The AI is a writer, not an auditor, and the moment I forgot that I got burned. An early version let the model reason a little more freely about the data, and it produced lovely prose containing a finding that was simply not true — it had pattern-matched a plausible-sounding problem. Nobody shipped it, but it was the wake-up call that hardened the grounding. The model’s freedom ends at how to phrase what the rules already decided.

Where this goes next

The obvious next step is making the checks continuous rather than episodic. The whole pipeline is already re-runnable, so scheduling it is mostly plumbing — the same n8n orchestration spine that runs my other automations can trigger a check on a cadence, store the result, and alert when a score drops or a new critical finding appears. A health check that runs itself every night and only speaks up when something changes is a different and better product than a document.
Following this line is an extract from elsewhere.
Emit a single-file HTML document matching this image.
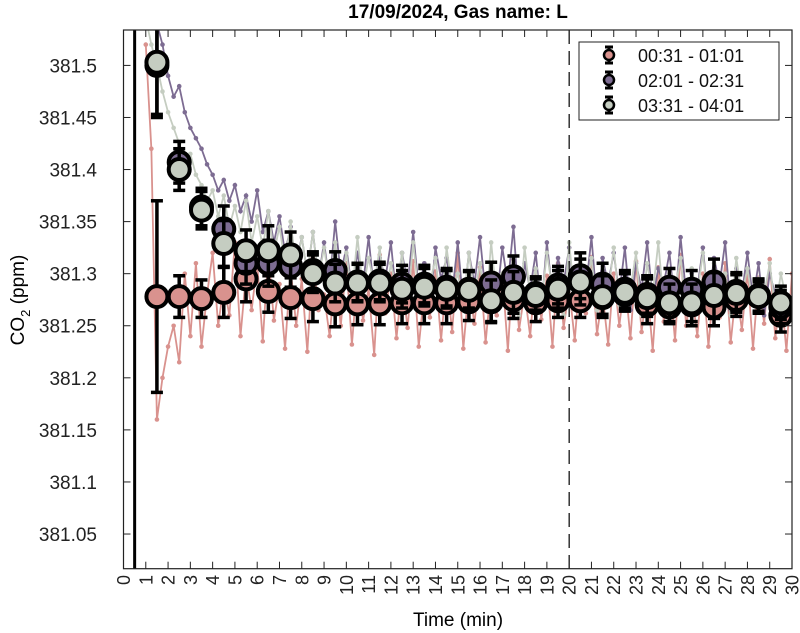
<!DOCTYPE html>
<html><head><meta charset="utf-8"><style>
html,body{margin:0;padding:0;background:#fff;}
svg{display:block;font-family:"Liberation Sans",sans-serif;}
</style></head><body>
<svg id="chart" width="800" height="633" viewBox="0 0 800 633" xmlns="http://www.w3.org/2000/svg" data-name="co2-chart" data-interactable="false">
<text x="458" y="18" text-anchor="middle" font-size="19" font-weight="bold" data-name="chart-title" data-interactable="false">17/09/2024, Gas name: L</text>
<text transform="translate(24,300) rotate(-90)" text-anchor="middle" font-size="19" data-name="y-axis-title" data-interactable="false">CO<tspan font-size="13" dy="6">2</tspan><tspan dy="-6"> (ppm)</tspan></text>
<text x="458" y="626" text-anchor="middle" font-size="19" data-name="x-axis-title" data-interactable="false">Time (min)</text>
<defs><clipPath id="plotclip"><rect x="123.5" y="30" width="668.5" height="538.7"/></clipPath></defs>
<g id="raw" clip-path="url(#plotclip)" data-name="raw-data" data-interactable="false"></g>
<g id="marks" clip-path="url(#plotclip)" data-name="mean-markers" data-interactable="false"></g>
<g id="axes" data-name="axes" data-interactable="false"></g>
<g data-name="legend" data-interactable="false">
<rect x="579" y="42" width="200" height="78" fill="#fff" stroke="#222" stroke-width="1"/>
<g id="legend-items"></g>
</g>
</svg>
<script>
const minutes = [1.5,2.5,3.5,4.5,5.5,6.5,7.5,8.5,9.5,10.5,11.5,12.5,13.5,14.5,15.5,16.5,17.5,18.5,19.5,20.5,21.5,22.5,23.5,24.5,25.5,26.5,27.5,28.5,29.5];
const pinkMean = [381.278,381.278,381.276,381.282,381.295,381.283,381.277,381.276,381.271,381.271,381.271,381.272,381.272,381.272,381.273,381.273,381.275,381.272,381.274,381.274,381.277,381.280,381.270,381.268,381.270,381.268,381.275,381.278,381.260];
const pinkErr = [0.092,0.020,0.018,0.024,0.022,0.020,0.020,0.022,0.022,0.020,0.020,0.020,0.020,0.020,0.018,0.020,0.018,0.018,0.016,0.016,0.016,0.014,0.018,0.016,0.020,0.018,0.016,0.014,0.016];
const purpleMean = [381.500,381.407,381.364,381.343,381.310,381.310,381.307,381.303,381.303,381.292,381.293,381.290,381.290,381.287,381.285,381.291,381.297,381.281,381.289,381.298,381.290,381.285,381.280,381.287,381.285,381.292,381.283,381.279,381.268];
const purpleErr = [0.050,0.020,0.018,0.022,0.020,0.022,0.020,0.018,0.018,0.018,0.018,0.018,0.018,0.018,0.018,0.020,0.020,0.016,0.018,0.022,0.020,0.018,0.018,0.018,0.018,0.022,0.018,0.016,0.016];
const grayMean = [381.503,381.400,381.361,381.329,381.322,381.322,381.318,381.300,381.291,381.291,381.291,381.285,381.287,381.285,381.284,381.274,381.282,381.279,381.285,381.292,381.278,381.282,381.277,381.272,381.272,381.279,381.281,381.278,381.272];
const grayErr = [0.050,0.020,0.018,0.022,0.020,0.024,0.022,0.018,0.018,0.018,0.018,0.018,0.018,0.018,0.018,0.020,0.020,0.016,0.018,0.022,0.020,0.018,0.018,0.018,0.018,0.022,0.018,0.016,0.016];
// raw samples in thousandths above 381 ppm, 4 samples per minute
const pinkRawStart = 1.0;
const pinkRaw = [520,420,160,200,230,250,215,300,240,310,230,280,320,250,290,260,330,240,300,265,310,235,320,255,290,228,305,250,295,225,315,265,280,240,300,250,310,232,298,255,286,222,318,262,300,238,292,248,312,230,284,258,302,236,296,244,320,228,288,252,306,234,290,260,300,226,314,246,282,240,304,256,298,230,310,248,286,236,302,262,316,242,280,232,300,250,294,238,312,244,288,226,306,254,296,236,318,250,284,240,300,230,292,258,310,234,286,246,302,228,296,252,314,238,284,226,300,240];
const purpleRawStart = 1.5;
const purpleRaw = [540,520,490,470,480,455,440,430,420,405,395,380,390,370,385,360,375,350,380,340,360,330,355,320,345,310,335,300,340,295,330,290,350,300,325,285,320,290,335,280,315,295,330,275,320,290,340,285,310,270,325,295,315,280,330,270,320,290,335,280,305,275,325,290,345,270,310,285,320,265,330,280,315,290,325,275,300,285,335,270,315,290,320,280,325,265,310,285,330,275,305,290,320,270,335,280,300,285,325,270,315,290,330,265,305,280,320,275,310,260,300,280];
const grayRawStart = 1.0;
const grayRaw = [545,520,500,475,455,440,425,410,415,395,385,370,380,355,375,345,365,340,370,330,355,325,360,320,345,310,350,305,335,300,340,295,325,290,330,285,320,280,335,285,315,290,325,275,310,285,320,270,330,280,305,290,315,265,325,285,300,270,320,280,310,265,330,275,300,285,315,260,325,280,305,270,320,285,300,260,330,275,310,285,315,265,305,280,325,270,300,285,320,260,310,280,330,270,300,285,315,265,305,280,320,270,310,285,300,260,315,280,305,270,295,280,310,265,300,275];
const yTicks = [381.05,381.1,381.15,381.2,381.25,381.3,381.35,381.4,381.45,381.5];
const yTickLabels = ["381.05","381.1","381.15","381.2","381.25","381.3","381.35","381.4","381.45","381.5"];
const xTicks = [0,1,2,3,4,5,6,7,8,9,10,11,12,13,14,15,16,17,18,19,20,21,22,23,24,25,26,27,28,29,30];
const legendLabels = ["00:31 - 01:01","02:01 - 02:31","03:31 - 04:01"];

const X0=123.5,X1=792,Y0=568.7,Y1=30;
const xMin=0,xMax=30,yMin=381.0167,yMax=381.534;
const sx=v=>X0+(v-xMin)/(xMax-xMin)*(X1-X0);
const sy=v=>Y0-(v-yMin)/(yMax-yMin)*(Y0-Y1);
const NS="http://www.w3.org/2000/svg";
function mk(tag,attrs,parent){const e=document.createElementNS(NS,tag);for(const k in attrs)e.setAttribute(k,attrs[k]);parent.appendChild(e);return e;}
const colors={pink:"#d9928e",purple:"#7d6c92",gray:"#c5cdc1"};
const rawG=document.getElementById('raw');
function drawRaw(arr,start,col,name){
  const pts=arr.map((v,i)=>[sx(start+i/4),sy(381+v/1000)]);
  const pl=mk('polyline',{points:pts.map(p=>p.join(',')).join(' '),fill:'none',stroke:col,'stroke-width':1.8},rawG);
  pl.setAttribute('data-name', name+'-raw-line');
  pl.setAttribute('data-interactable', 'false');
  pts.forEach(p=>{const c=mk('circle',{cx:p[0],cy:p[1],r:2.3,fill:col},rawG);
    c.setAttribute('data-name', name+'-raw-point');
    c.setAttribute('data-interactable', 'false');});
}
drawRaw(pinkRaw,pinkRawStart,colors.pink,'pink');
drawRaw(purpleRaw,purpleRawStart,colors.purple,'purple');
drawRaw(grayRaw,grayRawStart,colors.gray,'gray');
const marks=document.getElementById('marks');
function drawMeans(means,errs,col,name){
  means.forEach((m,i)=>{
    const x=sx(minutes[i]),yt=sy(m+errs[i]),yb=sy(m-errs[i]);
    const g=mk('g',{},marks);
    g.setAttribute('data-name', name+'-mean-'+minutes[i]);
    g.setAttribute('data-interactable', 'false');
    mk('line',{x1:x,x2:x,y1:yt,y2:yb,stroke:'#000','stroke-width':3.5},g);
    mk('line',{x1:x-6,x2:x+6,y1:yt,y2:yt,stroke:'#000','stroke-width':3.5},g);
    mk('line',{x1:x-6,x2:x+6,y1:yb,y2:yb,stroke:'#000','stroke-width':3.5},g);
    mk('circle',{cx:x,cy:sy(m),r:10.5,fill:col,stroke:'#000','stroke-width':4},g);
  });
}
drawMeans(pinkMean,pinkErr,colors.pink,'pink');
drawMeans(purpleMean,purpleErr,colors.purple,'purple');
drawMeans(grayMean,grayErr,colors.gray,'gray');
const ax=document.getElementById('axes');
mk('line',{x1:sx(0.5),x2:sx(0.5),y1:Y1,y2:Y0,stroke:'#000','stroke-width':3},ax).setAttribute('data-name','start-marker-line');
mk('line',{x1:sx(20),x2:sx(20),y1:Y1,y2:Y0,stroke:'#000','stroke-width':1.2,'stroke-dasharray':'14,7'},ax).setAttribute('data-name','dashed-marker-line');
mk('rect',{x:X0,y:Y1,width:X1-X0,height:Y0-Y1,fill:'none',stroke:'#222','stroke-width':1.2},ax).setAttribute('data-name','plot-frame');
yTicks.forEach((v,i)=>{const y=sy(v);
  mk('line',{x1:X0,x2:X0+7,y1:y,y2:y,stroke:'#222','stroke-width':1},ax);
  mk('line',{x1:X1,x2:X1-7,y1:y,y2:y,stroke:'#222','stroke-width':1},ax);
  const t=mk('text',{x:97,y:y+7,'text-anchor':'end','font-size':19,fill:'#222'},ax);t.textContent=yTickLabels[i];
  t.setAttribute('data-name','y-tick-label');
  t.setAttribute('data-interactable','false');
});
xTicks.forEach(v=>{const x=sx(v);
  mk('line',{x1:x,x2:x,y1:Y0,y2:Y0-7,stroke:'#222','stroke-width':1},ax);
  mk('line',{x1:x,x2:x,y1:Y1,y2:Y1+7,stroke:'#222','stroke-width':1},ax);
  const t=mk('text',{transform:`translate(${x+6.5},575) rotate(-90)`,'text-anchor':'end','font-size':18,fill:'#222'},ax);t.textContent=String(v);
  t.setAttribute('data-name','x-tick-label');
  t.setAttribute('data-interactable','false');
});
const lg=document.getElementById('legend-items');
[colors.pink,colors.purple,colors.gray].forEach((c,i)=>{const y=55+i*25,x=609;
  const g=mk('g',{},lg);
  g.setAttribute('data-name','legend-entry');
  g.setAttribute('data-interactable','false');
  mk('line',{x1:x,x2:x,y1:y-8,y2:y+8,stroke:'#000','stroke-width':3},g);
  mk('line',{x1:x-4,x2:x+4,y1:y-8,y2:y-8,stroke:'#000','stroke-width':3},g);
  mk('line',{x1:x-4,x2:x+4,y1:y+8,y2:y+8,stroke:'#000','stroke-width':3},g);
  mk('circle',{cx:x,cy:y,r:5,fill:c,stroke:'#000','stroke-width':2.5},g);
  const t=mk('text',{x:638,y:y+7,'font-size':18,fill:'#111'},g);t.textContent=legendLabels[i];
});
</script>
</body></html>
After that, benchmarking. Once you have run the same check across many environments, you can tell a customer not just “your Secure Score is 62” but “that sits in the bottom quartile for organisations your size”. Anonymised, aggregated, careful with the data — but genuinely useful context that no single review can offer.

And eventually, self-service. A portal where a customer connects their own tenant under a read-only consent and runs the check themselves, gets the report, and watches their posture over time. The engineer steps in for the conversation, not the click-through. That is the end state I am building towards: the tool handles the facts and the writing, and the human is reserved entirely for judgement.

A closing thought

The thing I keep coming back to is that the health check was never really a document. The document was just the artefact we produced because producing it by hand was all we knew how to do. What the customer actually wants is a trustworthy, current, comparable opinion about whether their environment is in good shape — and the manual process was a slow, expensive, inconsistent way of approximating that.

Once you collect the facts by machine, decide the findings by rule, and use the model only to make it readable, the document stops being the work. It becomes a side effect. And the engineer who used to spend three days producing it gets to spend those three days being the thing a machine cannot be: someone with an opinion worth paying for.